Ghita El Haitmy, founder of Eli by Techbible.ai, has spent the last several years studying this shift. Working at the intersection of technology and organizational design, she has observed that while leaders deeply understand their people and their processes, they rarely possess a reliable map of the technology sitting under those operations.
“Most leadership teams believe they have a handle on their tools,” El Haitmy says. “But once you centralize the data, the reality is stark. You find redundant platforms added during a single busy quarter, licenses tied to former employees, and massive overlaps in functionality that no one is tracking.”
The Rise of the Operational Blind Spot
For Founders and COOs, the stakes are high.

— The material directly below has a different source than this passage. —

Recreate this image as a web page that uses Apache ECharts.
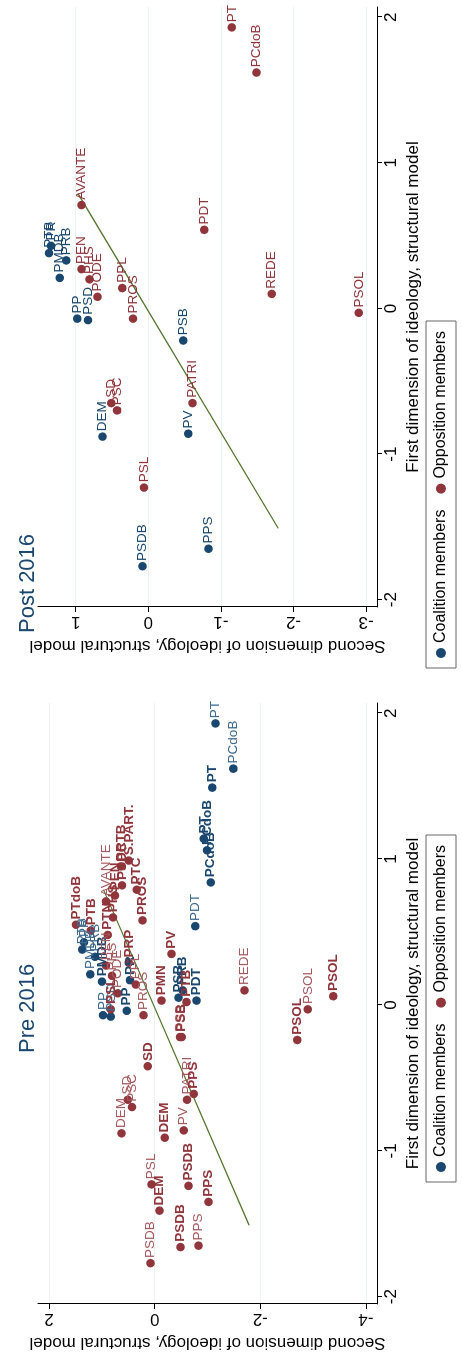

Software is no longer just a record-keeping expense; it is a workforce participant. It drafts, analyzes, routes, and automates. In many roles, software now completes a measurable percentage of a person’s core responsibilities.

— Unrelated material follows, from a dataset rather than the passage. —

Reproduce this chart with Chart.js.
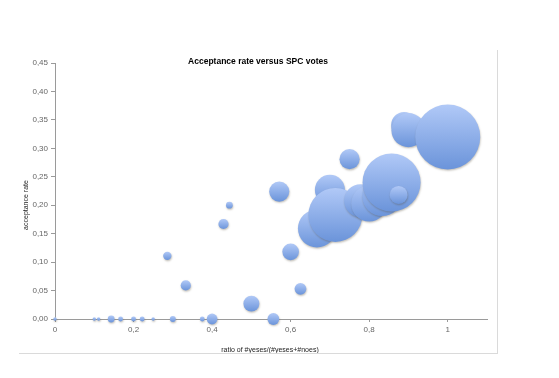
<!DOCTYPE html>
<html>
<head>
<meta charset="utf-8">
<script src="https://cdn.jsdelivr.net/npm/chart.js@4.4.1/dist/chart.umd.min.js"></script>
<style>
    body { margin: 0; background: #fff; }
    #frame {
        position: absolute;
        left: 19px;
        top: 50px;
        width: 478px;
        height: 303px;
        border-right: 1px solid #dadada;
        border-bottom: 1px solid #dadada;
    }
</style>
</head>
<body>
<div id="frame"><canvas id="bubble-chart" width="478" height="303"></canvas></div>
<script>
// ratio of #yeses/(#yeses+#noes)
const voteRatios = [0, 0.1, 0.111, 0.143, 0.167, 0.2, 0.222, 0.25, 0.286, 0.3, 0.333, 0.375, 0.4, 0.429, 0.444,
    0.5, 0.556, 0.571, 0.6, 0.625, 0.667, 0.7, 0.714, 0.75, 0.778, 0.8, 0.833, 0.857, 0.875, 0.889, 0.9, 1.0];
// acceptance rate
const acceptRates = [0, 0, 0, 0, 0, 0, 0, 0, 0.111, 0, 0.059, 0, 0, 0.167, 0.2,
    0.027, 0, 0.224, 0.118, 0.053, 0.159, 0.227, 0.183, 0.281, 0.208, 0.203, 0.216, 0.240, 0.218, 0.341, 0.332, 0.320];
// bubble size (relative number of papers)
const paperCounts = [1, 1, 1, 4, 2, 2, 2, 1, 6, 3, 9, 2, 10, 9, 4,
    22, 12, 35, 24, 12, 125, 78, 252, 35, 94, 112, 138, 291, 28, 58, 100, 365];

const xTicks = [0, 0.2, 0.4, 0.6, 0.8, 1];

const MAX_RADIUS = 32.5;
const maxCount = Math.max(...paperCounts);

function radiusFor(count) {
    // Excel-style: bubble area proportional to size value
    return MAX_RADIUS * Math.sqrt(count / maxCount);
}

function commaNumber(v, digits) {
    return v.toFixed(digits).replace('.', ',');
}

const points = voteRatios.map((x, i) => ({
    x: x,
    y: acceptRates[i],
    r: radiusFor(paperCounts[i])
}));

// Shadow under the bubbles
const bubbleShadow = {
    id: 'bubbleShadow',
    beforeDatasetsDraw(chart) {
        const ctx = chart.ctx;
        ctx.save();
        ctx.shadowColor = 'rgba(90, 80, 60, 0.35)';
        ctx.shadowBlur = 2;
        ctx.shadowOffsetX = 0.5;
        ctx.shadowOffsetY = 1.2;
    },
    afterDatasetsDraw(chart) {
        chart.ctx.restore();
    }
};

// Chart title and axis titles
const titles = {
    id: 'titles',
    afterDraw(chart) {
        const ctx = chart.ctx;
        ctx.save();
        ctx.fillStyle = '#000';
        ctx.textAlign = 'center';
        ctx.textBaseline = 'middle';
        ctx.font = 'bold 8.5px "Liberation Sans", Arial, sans-serif';
        ctx.fillText('Acceptance rate versus SPC votes', 239, 12);

        ctx.fillStyle = '#222';
        ctx.font = '7px "Liberation Sans", Arial, sans-serif';
        ctx.fillText('ratio of #yeses/(#yeses+#noes)', 251, 300);

        ctx.translate(7, 155);
        ctx.rotate(-Math.PI / 2);
        ctx.fillText('acceptance rate', 0, 0);
        ctx.restore();
    }
};

function bubbleFill(context) {
    const chart = context.chart;
    const raw = context.raw;
    const fallback = '#86a8e6';
    if (!raw || !chart.scales.y) return fallback;
    const cy = chart.scales.y.getPixelForValue(raw.y);
    if (!Number.isFinite(cy) || !Number.isFinite(raw.r)) return fallback;
    const g = chart.ctx.createLinearGradient(0, cy - raw.r, 0, cy + raw.r);
    g.addColorStop(0, '#b1c9f7');
    g.addColorStop(1, '#6b94da');
    return g;
}

const tickFont = { family: '"Liberation Sans", Arial, sans-serif', size: 8 };

new Chart(document.getElementById('bubble-chart').getContext('2d'), {
    type: 'bubble',
    data: {
        datasets: [{
            data: points,
            backgroundColor: bubbleFill,
            borderWidth: 0,
            hoverBorderWidth: 0
        }]
    },
    options: {
        responsive: false,
        animation: false,
        events: [],
        clip: false,
        layout: {
            autoPadding: false,
            padding: { top: 13, right: 10, left: 0, bottom: 0 }
        },
        plugins: {
            legend: { display: false },
            tooltip: { enabled: false }
        },
        scales: {
            x: {
                type: 'linear',
                min: 0,
                max: 1.1,
                afterFit: (scale) => { scale.height = 34; },
                afterBuildTicks: (scale) => {
                    scale.ticks = xTicks.map(v => ({ value: v }));
                },
                border: { display: true, color: '#9a9a9a', width: 1 },
                grid: { drawOnChartArea: false, drawTicks: true, tickLength: 3, color: '#9a9a9a' },
                ticks: {
                    font: tickFont,
                    color: '#666',
                    padding: 3,
                    maxRotation: 0,
                    callback: (v) => commaNumber(Math.round(v * 10) / 10, v === 0 || v === 1 ? 0 : 1)
                }
            },
            y: {
                type: 'linear',
                min: 0,
                max: 0.45,
                afterFit: (scale) => { scale.width = 36; },
                border: { display: true, color: '#9a9a9a', width: 1 },
                grid: { drawOnChartArea: false, drawTicks: true, tickLength: 4, color: '#9a9a9a' },
                ticks: {
                    stepSize: 0.05,
                    font: tickFont,
                    color: '#666',
                    padding: 3,
                    callback: (v) => commaNumber(v, 2)
                }
            }
        }
    },
    plugins: [bubbleShadow, titles]
});
</script>
</body>
</html>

However, because most companies lack a “central source of truth” for their tech stack, they are forced to make hiring and restructuring decisions based on partial information. This is why Eli was developed—not as a simple budgeting tool, but as a strategic lens for leaders to see how work is actually being executed.
“Without visibility, you cannot make accurate decisions about automation or investment,” El Haitmy explains. “If you don’t know where the work is being done by a human versus where it’s being handled by a system, your 2026 headcount planning is essentially guesswork.”

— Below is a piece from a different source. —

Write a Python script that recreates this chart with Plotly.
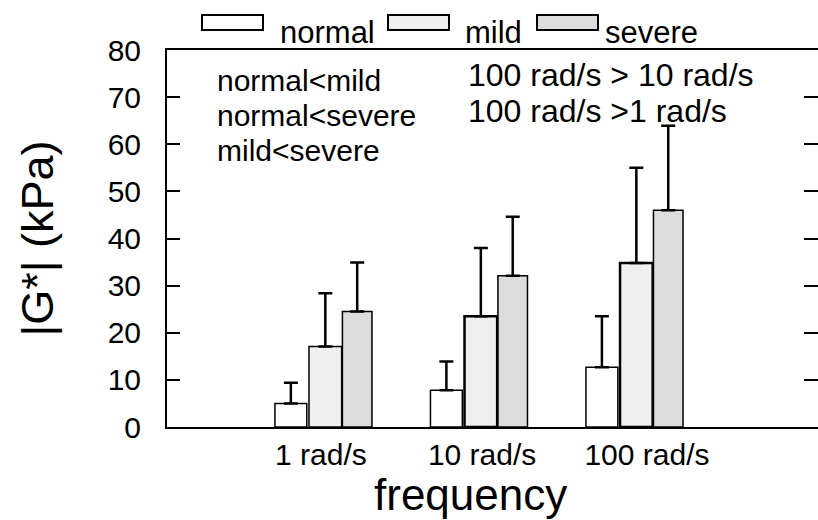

Where Hidden Inefficiencies Live
Through her advisory work with high-growth leadership teams, El Haitmy has identified four recurring themes that threaten 2026 margins:
- Inventory Drift: A team may believe they utilize 15 tools, but the actual number is often closer to 30. These “ghost tools” are usually inherited from past projects or former employees and remain active simply because there is no review cadence.
- The Underutilization Gap: Companies often pay for “enterprise-grade” automation features while their teams continue to perform those same tasks manually. The tool is there, but the operational bridge was never built.
- Structural Silos: HR focuses on staffing, IT focuses on security, and Finance focuses on invoices. No one is connecting the tasks to the tools. This creates a vacuum where leadership is unsure when to hire or when to optimize.
- Friction Costs: Beyond the invoice, the true cost of a bloated stack includes fragmented workflows and duplicated effort. This “tax” on productivity rarely appears on a P&L but slows down the entire organization.
The 2026 Mandate: From Guesswork to Clarity
As 2026 budgets take shape, the most successful Founders and Ops leaders are moving away from reactive cost-cutting and toward proactive visibility. El Haitmy recommends a four-step audit before finalizing next year’s plans:
- Centralize: Consolidate every active tool into one view, regardless of department.
- Audit Activity: Identify platforms with low engagement versus high cost.
- Bridge the Gap: Match manual workflows against existing software capabilities to find “free” automation wins.
- Role Mapping: Connect job descriptions to the tools that support them to ensure hiring reflects the actual tech-augmented reality of the work.
Visibility as a Competitive Advantage
Software spend has become one of the least examined yet most expensive parts of the modern enterprise. For a Chief of Staff or Head of Ops, bringing clarity to this area is more than a financial exercise—it is a leadership responsibility.
“The companies that thrive in 2026 will be the ones that treat software visibility as a core discipline,” says El Haitmy. “It’s about moving from ‘What do we own?’ to ‘What is actually driving value?’”
As organizations enter a year defined by tighter margins and the acceleration of AI, software clarity is no longer a back-office concern. It is a budgeting decision, a strategic advantage, and the only way to lead a lean, high-output organization into the future.